Jesse White and I are at the opening reception of "Clay Monoprints:  Dreams, Visions, and Alternate Realities - An Exhibit of Works by Susan Richards".  Jesse is the Director of Arts and Spirituality at Pendle Hill, A Quaker Study, Retreat, and Conference Center in Wallingford, PA. 

  
It takes a very special place to even have an Arts and Spirituality Program!   I am grateful that Jesse asked me to exhibit my clay monoprints. 




She is a great curator.  I enjoyed working with her to hang the show in The Tree Rooms Gallery, and appreciated how she thought about creating coherence between walls as well as within them.  I love the result!

These two are so perfect together on their own wall:



  
All but one of the others hang unframed:





They are printed on an industrial substrate called Reemay, which is heavy and fabric-like enough that they can hang on their own like Chinese scrolls, and don't really need to be under glass. 

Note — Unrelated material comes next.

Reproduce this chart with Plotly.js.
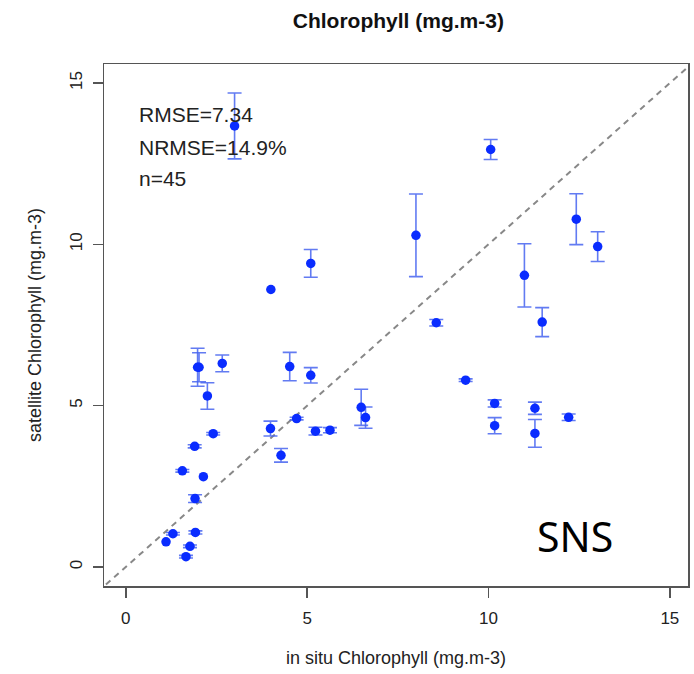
<!DOCTYPE html>
<html>
<head>
<meta charset="utf-8">
<script src="https://cdn.plot.ly/plotly-3.0.1.min.js"></script>
<style>
html,body{margin:0;padding:0;background:#fff;}
#chart{width:694px;height:674px;}
</style>
</head>
<body>
<div id="chart"></div>
<script>
// in situ chlorophyll (x), satellite chlorophyll (y), satellite error (±)
const inSitu = [3.0, 4.0, 5.1, 10.06, 8.0, 12.42, 13.01, 10.99, 11.48, 8.56,
  9.37, 10.17, 10.17, 11.28, 11.28, 12.21, 1.98, 2.02, 2.66, 2.25,
  4.52, 5.1, 6.49, 6.61, 4.71, 3.99, 5.23, 5.63, 4.28, 2.41,
  1.90, 1.56, 2.14, 1.91, 1.30, 1.11, 1.92, 1.77, 1.66];
const satellite = [13.67, 8.6, 9.41, 12.94, 10.28, 10.78, 9.93, 9.04, 7.59, 7.57,
  5.79, 5.07, 4.38, 4.92, 4.14, 4.64, 6.19, 6.19, 6.31, 5.30,
  6.21, 5.94, 4.95, 4.63, 4.60, 4.29, 4.21, 4.24, 3.46, 4.13,
  3.74, 2.98, 2.80, 2.12, 1.03, 0.78, 1.07, 0.64, 0.32];
const satErr = [1.02, NaN, 0.43, 0.31, 1.28, 0.79, 0.46, 0.98, 0.45, 0.10,
  0.04, 0.11, 0.25, 0.19, 0.43, 0.10, 0.59, 0.45, 0.26, 0.41,
  0.44, 0.24, 0.56, 0.33, 0.04, 0.23, 0.12, 0.08, 0.21, 0.04,
  0.05, 0.04, NaN, 0.12, 0.04, NaN, 0.05, 0.04, 0.04];
const oneToOne = [-1, 16];
const tickValues = [0, 5, 10, 15];
const statLines = ["RMSE=7.34", "NRMSE=14.9%", "n=45"];
const regionLabel = "SNS";

const FONT = "Liberation Sans, Arial, Helvetica, sans-serif";

const traces = [
  {
    x: oneToOne, y: oneToOne, type: "scatter", mode: "lines",
    line: {color: "#888888", width: 2, dash: "6px,5px"},
    hoverinfo: "skip", showlegend: false
  },
  {
    x: inSitu, y: satellite, type: "scatter", mode: "markers",
    marker: {color: "#0a2cff", size: 9.5},
    error_y: {type: "data", array: satErr, visible: true,
      color: "rgba(70,100,240,0.85)", thickness: 1.6, width: 7},
    showlegend: false
  }
];

const axisCommon = {
  showgrid: false, zeroline: false, showline: true, mirror: true,
  linecolor: "#555", linewidth: 1.5,
  ticks: "outside", ticklen: 10, tickcolor: "#555", tickwidth: 1.5,
  tickmode: "array", tickvals: tickValues,
  tickfont: {family: FONT, size: 17, color: "#222"},
  automargin: false
};

const annotations = [
  {text: statLines[0], x: 0.0565, y: 0.904},
  {text: statLines[1], x: 0.0565, y: 0.8397},
  {text: statLines[2], x: 0.0565, y: 0.7816}
].map(a => Object.assign(a, {
  xref: "paper", yref: "paper", xanchor: "left", yanchor: "middle",
  showarrow: false, font: {family: FONT, size: 21, color: "#222"}
}));
annotations.push({
  text: regionLabel, xref: "paper", yref: "paper", x: 0.8065, y: 0.0958,
  xanchor: "center", yanchor: "middle", showarrow: false,
  font: {family: "Noto Sans, sans-serif", size: 41, color: "#000"}
});

const layout = {
  width: 694, height: 674,
  margin: {l: 104, r: 6, t: 64, b: 88},
  paper_bgcolor: "#fff", plot_bgcolor: "#fff",
  title: {
    text: "<b>Chlorophyll (mg.m-3)</b>",
    font: {family: FONT, size: 21, color: "#111"},
    x: 0.574, xanchor: "center", y: 0.970, yanchor: "middle"
  },
  xaxis: Object.assign({}, axisCommon, {
    range: [-0.6, 15.5],
    ticklabelstandoff: 6,
    title: {text: "in situ Chlorophyll (mg.m-3)", standoff: 24,
      font: {family: FONT, size: 18, color: "#222"}}
  }),
  yaxis: Object.assign({}, axisCommon, {
    range: [-0.59, 15.59],
    tickangle: -90,
    ticklabelstandoff: 4,
    title: {text: "satellite Chlorophyll (mg.m-3)", standoff: 20,
      font: {family: FONT, size: 18, color: "#222"}}
  }),
  annotations: annotations
};

Plotly.newPlot("chart", traces, layout, {displayModeBar: false, staticPlot: true});
</script>
</body>
</html>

I also included a dried and fired clay slab that had been used for printing, together with the last print that had been pulled from it when it was in use:




This is what the slab looked like, as it was drying out and cracking, before it was fired:



Since the pigments we add to slip (a very thinned form of clay) in order to paint with clay are water-based and not intended to be fired, as are e.g. glazes, the slab fired monochromatically, almost like a photographic negative of its final print.   Hopefully being able to look at the slab up close together with its last print helps people conceptualize how the prints are made.

There is a reason the gallery is called The Tree Rooms Gallery.  The windows look out on the beautiful Pendle Hill grounds.




The reception was very well attended.  It was great to see old friends and to make new ones.  Here I am greeting John Meyer, the Communications and Outreach Coordinator, who designed the wonderful flyer:







Susan Turkel and Mark Hillegonds looking at the clay slab:


My brother-in-law David taking a photo of a mixed-media clay monoprint - a clay monoprint with added ceramic pieces and seed pods.



John Benigno, from my DEEP SIX group was there with his wife Chris, as was Melvin Chappell, another DEEP SIXer.



Sue Long, from our Women With A View artists group:



I guess I talked with my hands, during my artist's talk:



I had tools in the blue tote bag to help illustrate how clay monoprints are made.  The bag was made from my print Unexpected Doorway at https://pixels.com/profiles/susan-richards.html/:



Making clay monoprints has been an unexpected doorway for me, as has this exhibit.  I know that making clay monoprints will be part of my art practice as long as I am able.  I am grateful to Mitch Lyons for so patiently developing clay monoprinting and for teaching and sharing it so generously.